▶ WHAT THIS TASK INVOLVES
Restate the data exactly as given and keep the pictures out.

▶ DATA LINES
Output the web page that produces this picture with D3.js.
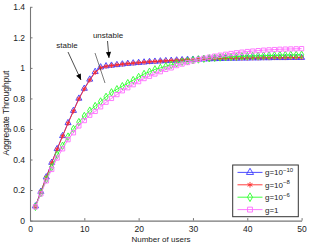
<!DOCTYPE html>
<meta charset="utf-8">
<style>
  html, body { margin: 0; background: #fff; overflow: hidden; }
  svg { display: block; }
  text { font-family: "Liberation Sans", Arial, sans-serif; fill: #222; }
</style>
<svg width="312" height="247"></svg>
<script src="https://cdn.jsdelivr.net/npm/d3@7"></script>
<script>
var users = [1,2,3,4,5,6,7,8,9,10,11,12,13,14,15,16,17,18,19,20,21,22,23,24,25,
             26,27,28,29,30,31,32,33,34,35,36,37,38,39,40,41,42,43,44,45,46,47,48,49,50];

var g10 = [0.095,0.19,0.285,0.38,0.47,0.555,0.64,0.72,0.80,0.865,0.925,0.975,1.005,1.012,1.016,
           1.02,1.024,1.028,1.031,1.034,1.037,1.04,1.042,1.044,1.046,1.048,1.05,1.052,1.054,1.055,
           1.056,1.057,1.058,1.059,1.06,1.061,1.062,1.062,1.063,1.063,1.064,1.064,1.065,1.065,1.066,
           1.066,1.066,1.067,1.067,1.067];
var g8 = [0.093,0.188,0.283,0.378,0.468,0.553,0.637,0.717,0.797,0.862,0.92,0.97,1.0,1.01,1.015,
          1.02,1.024,1.028,1.031,1.034,1.037,1.04,1.042,1.044,1.046,1.048,1.05,1.052,1.054,1.055,
          1.057,1.058,1.059,1.06,1.061,1.062,1.063,1.063,1.064,1.064,1.065,1.065,1.066,1.066,1.067,
          1.067,1.067,1.068,1.068,1.068];
var g6 = [0.09,0.18,0.27,0.35,0.43,0.49,0.55,0.60,0.645,0.685,0.72,0.75,0.78,0.81,0.84,
          0.86,0.88,0.90,0.92,0.94,0.96,0.975,0.99,1.0,1.01,1.02,1.03,1.04,1.045,1.05,
          1.055,1.06,1.063,1.066,1.068,1.07,1.072,1.074,1.076,1.077,1.078,1.079,1.08,1.081,1.082,
          1.083,1.084,1.085,1.085,1.086];
var g1 = [0.09,0.175,0.26,0.335,0.41,0.47,0.53,0.575,0.62,0.655,0.69,0.715,0.745,0.775,0.80,
          0.825,0.85,0.87,0.89,0.91,0.93,0.945,0.96,0.975,0.99,1.0,1.015,1.025,1.035,1.045,
          1.055,1.063,1.07,1.077,1.083,1.089,1.094,1.099,1.103,1.107,1.11,1.113,1.116,1.118,1.12,
          1.122,1.123,1.124,1.125,1.126];

var xTicks = [0,10,20,30,40,50];
var yTicks = [0,0.2,0.4,0.6,0.8,1,1.2,1.4];
var yTickLabels = ["0","0.2","0.4","0.6","0.8","1","1.2","1.4"];

var series = [
  {exp: "10", values: g10, color: "#3b3bff", symbol: d3.symbolTriangle, size: 16},
  {exp: "8",  values: g8,  color: "#ff2a2a", symbol: d3.symbolAsterisk, size: 16},
  {exp: "6",  values: g6,  color: "#2cff2c", symbol: d3.symbolDiamond, size: 16},
  {exp: "",   values: g1,  color: "#ff6cff", symbol: d3.symbolSquare, size: 18}
];

var svg = d3.select("svg");
var x = d3.scaleLinear().domain([0, 50]).range([30, 301.6]);
var y = d3.scaleLinear().domain([0, 1.4]).range([220.6, 6.8]);

// axes first, matlab style: ticks inside, no box
var yAxis = svg.append("g").attr("transform", "translate(30,0)")
  .call(d3.axisLeft(y).tickValues(yTicks).tickSizeInner(-2.5).tickSizeOuter(0).tickPadding(5)
    .tickFormat(function(d, i) { return yTickLabels[i]; }))
  .attr("font-size", 8.5).attr("font-family", null);
var xAxis = svg.append("g").attr("transform", "translate(0,220.6)")
  .call(d3.axisBottom(x).tickValues(xTicks).tickSizeInner(-2.5).tickSizeOuter(0).tickPadding(5))
  .attr("font-size", 8.5).attr("font-family", null);
svg.selectAll(".domain").attr("stroke", "#777").attr("stroke-width", 1.1);
svg.selectAll(".tick line").attr("stroke", "#777");

svg.append("text").attr("x", 161).attr("y", 242).attr("text-anchor", "middle")
  .attr("font-size", 8).text("Number of users");
svg.append("text").attr("transform", "translate(9,113) rotate(-90)").attr("text-anchor", "middle")
  .attr("font-size", 8.5).text("Aggregate Throughput");

var line = d3.line().x(function(d, i) { return x(users[i]); }).y(function(d) { return y(d); });

series.forEach(function(s) {
  var g = svg.append("g");
  g.append("path").datum(s.values).attr("d", line)
    .attr("fill", "none").attr("stroke", s.color).attr("stroke-width", 0.9);
  g.selectAll("path.m").data(s.values).enter().append("path").attr("class", "m")
    .attr("transform", function(d, i) { return "translate(" + x(users[i]) + "," + y(d) + ")"; })
    .attr("d", d3.symbol().type(s.symbol).size(s.size))
    .attr("fill", "none").attr("stroke", s.color).attr("stroke-width", 0.9);
});

// annotations: arrows drawn as line + filled head
function arrow(x1, y1, x2, y2) {
  svg.append("line").attr("x1", x1).attr("y1", y1).attr("x2", x2).attr("y2", y2)
    .attr("stroke", "#222").attr("stroke-width", 0.8);
  var a = Math.atan2(y2 - y1, x2 - x1), L = 6, W = 2.6;
  var bx = x2 - L * Math.cos(a), by = y2 - L * Math.sin(a);
  var px = -Math.sin(a) * W, py = Math.cos(a) * W;
  svg.append("path")
    .attr("d", "M" + x2 + "," + y2 + "L" + (bx + px) + "," + (by + py) + "L" + (bx - px) + "," + (by - py) + "Z")
    .attr("fill", "#000");
}
svg.append("text").attr("x", 67).attr("y", 48).attr("text-anchor", "middle").attr("font-size", 8).text("stable");
arrow(68, 52, 81, 80);
svg.append("text").attr("x", 108).attr("y", 38).attr("text-anchor", "middle").attr("font-size", 8).text("unstable");
arrow(107.5, 41, 109, 58);
svg.append("line").attr("x1", 95).attr("y1", 53).attr("x2", 105).attr("y2", 83)
  .attr("stroke", "#444").attr("stroke-width", 0.7);

// legend
var lg = svg.append("g");
lg.append("rect").attr("x", 232.7).attr("y", 165).attr("width", 65.6).attr("height", 51.7)
  .attr("fill", "#fff").attr("stroke", "#333").attr("stroke-width", 1);
series.forEach(function(s, i) {
  var ly = 172.4 + i * 12.4;
  lg.append("line").attr("x1", 237.5).attr("x2", 262.5).attr("y1", ly).attr("y2", ly)
    .attr("stroke", s.color).attr("stroke-width", 0.9);
  lg.append("path").attr("transform", "translate(250," + ly + ")")
    .attr("d", d3.symbol().type(s.symbol).size(s.size + 6))
    .attr("fill", "none").attr("stroke", s.color).attr("stroke-width", 0.9);
  var t = lg.append("text").attr("x", 265).attr("y", ly + 3).attr("font-size", 8);
  if (s.exp) {
    t.append("tspan").text("g=10");
    t.append("tspan").attr("dy", -3.5).attr("font-size", 6).text("\u2212" + s.exp);
  } else {
    t.text("g=1");
  }
});
</script>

▶ WRITTEN RESPONSE
Output the web page that produces this picture with D3.js.
<!DOCTYPE html>
<meta charset="utf-8">
<style>
  html, body { margin: 0; background: #fff; overflow: hidden; }
  svg { display: block; }
  text { font-family: "Liberation Sans", Arial, sans-serif; fill: #222; }
</style>
<svg width="312" height="247"></svg>
<script src="https://cdn.jsdelivr.net/npm/d3@7"></script>
<script>
var users = [1,2,3,4,5,6,7,8,9,10,11,12,13,14,15,16,17,18,19,20,21,22,23,24,25,
             26,27,28,29,30,31,32,33,34,35,36,37,38,39,40,41,42,43,44,45,46,47,48,49,50];

var g10 = [0.095,0.19,0.285,0.38,0.47,0.555,0.64,0.72,0.80,0.865,0.925,0.975,1.005,1.012,1.016,
           1.02,1.024,1.028,1.031,1.034,1.037,1.04,1.042,1.044,1.046,1.048,1.05,1.052,1.054,1.055,
           1.056,1.057,1.058,1.059,1.06,1.061,1.062,1.062,1.063,1.063,1.064,1.064,1.065,1.065,1.066,
           1.066,1.066,1.067,1.067,1.067];
var g8 = [0.093,0.188,0.283,0.378,0.468,0.553,0.637,0.717,0.797,0.862,0.92,0.97,1.0,1.01,1.015,
          1.02,1.024,1.028,1.031,1.034,1.037,1.04,1.042,1.044,1.046,1.048,1.05,1.052,1.054,1.055,
          1.057,1.058,1.059,1.06,1.061,1.062,1.063,1.063,1.064,1.064,1.065,1.065,1.066,1.066,1.067,
          1.067,1.067,1.068,1.068,1.068];
var g6 = [0.09,0.18,0.27,0.35,0.43,0.49,0.55,0.60,0.645,0.685,0.72,0.75,0.78,0.81,0.84,
          0.86,0.88,0.90,0.92,0.94,0.96,0.975,0.99,1.0,1.01,1.02,1.03,1.04,1.045,1.05,
          1.055,1.06,1.063,1.066,1.068,1.07,1.072,1.074,1.076,1.077,1.078,1.079,1.08,1.081,1.082,
          1.083,1.084,1.085,1.085,1.086];
var g1 = [0.09,0.175,0.26,0.335,0.41,0.47,0.53,0.575,0.62,0.655,0.69,0.715,0.745,0.775,0.80,
          0.825,0.85,0.87,0.89,0.91,0.93,0.945,0.96,0.975,0.99,1.0,1.015,1.025,1.035,1.045,
          1.055,1.063,1.07,1.077,1.083,1.089,1.094,1.099,1.103,1.107,1.11,1.113,1.116,1.118,1.12,
          1.122,1.123,1.124,1.125,1.126];

var xTicks = [0,10,20,30,40,50];
var yTicks = [0,0.2,0.4,0.6,0.8,1,1.2,1.4];
var yTickLabels = ["0","0.2","0.4","0.6","0.8","1","1.2","1.4"];

var series = [
  {exp: "10", values: g10, color: "#3b3bff", symbol: d3.symbolTriangle, size: 16},
  {exp: "8",  values: g8,  color: "#ff2a2a", symbol: d3.symbolAsterisk, size: 16},
  {exp: "6",  values: g6,  color: "#2cff2c", symbol: d3.symbolDiamond, size: 16},
  {exp: "",   values: g1,  color: "#ff6cff", symbol: d3.symbolSquare, size: 18}
];

var svg = d3.select("svg");
var x = d3.scaleLinear().domain([0, 50]).range([30, 301.6]);
var y = d3.scaleLinear().domain([0, 1.4]).range([220.6, 6.8]);

// axes first, matlab style: ticks inside, no box
var yAxis = svg.append("g").attr("transform", "translate(30,0)")
  .call(d3.axisLeft(y).tickValues(yTicks).tickSizeInner(-2.5).tickSizeOuter(0).tickPadding(5)
    .tickFormat(function(d, i) { return yTickLabels[i]; }))
  .attr("font-size", 8.5).attr("font-family", null);
var xAxis = svg.append("g").attr("transform", "translate(0,220.6)")
  .call(d3.axisBottom(x).tickValues(xTicks).tickSizeInner(-2.5).tickSizeOuter(0).tickPadding(5))
  .attr("font-size", 8.5).attr("font-family", null);
svg.selectAll(".domain").attr("stroke", "#777").attr("stroke-width", 1.1);
svg.selectAll(".tick line").attr("stroke", "#777");

svg.append("text").attr("x", 161).attr("y", 242).attr("text-anchor", "middle")
  .attr("font-size", 8).text("Number of users");
svg.append("text").attr("transform", "translate(9,113) rotate(-90)").attr("text-anchor", "middle")
  .attr("font-size", 8.5).text("Aggregate Throughput");

var line = d3.line().x(function(d, i) { return x(users[i]); }).y(function(d) { return y(d); });

series.forEach(function(s) {
  var g = svg.append("g");
  g.append("path").datum(s.values).attr("d", line)
    .attr("fill", "none").attr("stroke", s.color).attr("stroke-width", 0.9);
  g.selectAll("path.m").data(s.values).enter().append("path").attr("class", "m")
    .attr("transform", function(d, i) { return "translate(" + x(users[i]) + "," + y(d) + ")"; })
    .attr("d", d3.symbol().type(s.symbol).size(s.size))
    .attr("fill", "none").attr("stroke", s.color).attr("stroke-width", 0.9);
});

// annotations: arrows drawn as line + filled head
function arrow(x1, y1, x2, y2) {
  svg.append("line").attr("x1", x1).attr("y1", y1).attr("x2", x2).attr("y2", y2)
    .attr("stroke", "#222").attr("stroke-width", 0.8);
  var a = Math.atan2(y2 - y1, x2 - x1), L = 6, W = 2.6;
  var bx = x2 - L * Math.cos(a), by = y2 - L * Math.sin(a);
  var px = -Math.sin(a) * W, py = Math.cos(a) * W;
  svg.append("path")
    .attr("d", "M" + x2 + "," + y2 + "L" + (bx + px) + "," + (by + py) + "L" + (bx - px) + "," + (by - py) + "Z")
    .attr("fill", "#000");
}
svg.append("text").attr("x", 67).attr("y", 48).attr("text-anchor", "middle").attr("font-size", 8).text("stable");
arrow(68, 52, 81, 80);
svg.append("text").attr("x", 108).attr("y", 38).attr("text-anchor", "middle").attr("font-size", 8).text("unstable");
arrow(107.5, 41, 109, 58);
svg.append("line").attr("x1", 95).attr("y1", 53).attr("x2", 105).attr("y2", 83)
  .attr("stroke", "#444").attr("stroke-width", 0.7);

// legend
var lg = svg.append("g");
lg.append("rect").attr("x", 232.7).attr("y", 165).attr("width", 65.6).attr("height", 51.7)
  .attr("fill", "#fff").attr("stroke", "#333").attr("stroke-width", 1);
series.forEach(function(s, i) {
  var ly = 172.4 + i * 12.4;
  lg.append("line").attr("x1", 237.5).attr("x2", 262.5).attr("y1", ly).attr("y2", ly)
    .attr("stroke", s.color).attr("stroke-width", 0.9);
  lg.append("path").attr("transform", "translate(250," + ly + ")")
    .attr("d", d3.symbol().type(s.symbol).size(s.size + 6))
    .attr("fill", "none").attr("stroke", s.color).attr("stroke-width", 0.9);
  var t = lg.append("text").attr("x", 265).attr("y", ly + 3).attr("font-size", 8);
  if (s.exp) {
    t.append("tspan").text("g=10");
    t.append("tspan").attr("dy", -3.5).attr("font-size", 6).text("\u2212" + s.exp);
  } else {
    t.text("g=1");
  }
});
</script>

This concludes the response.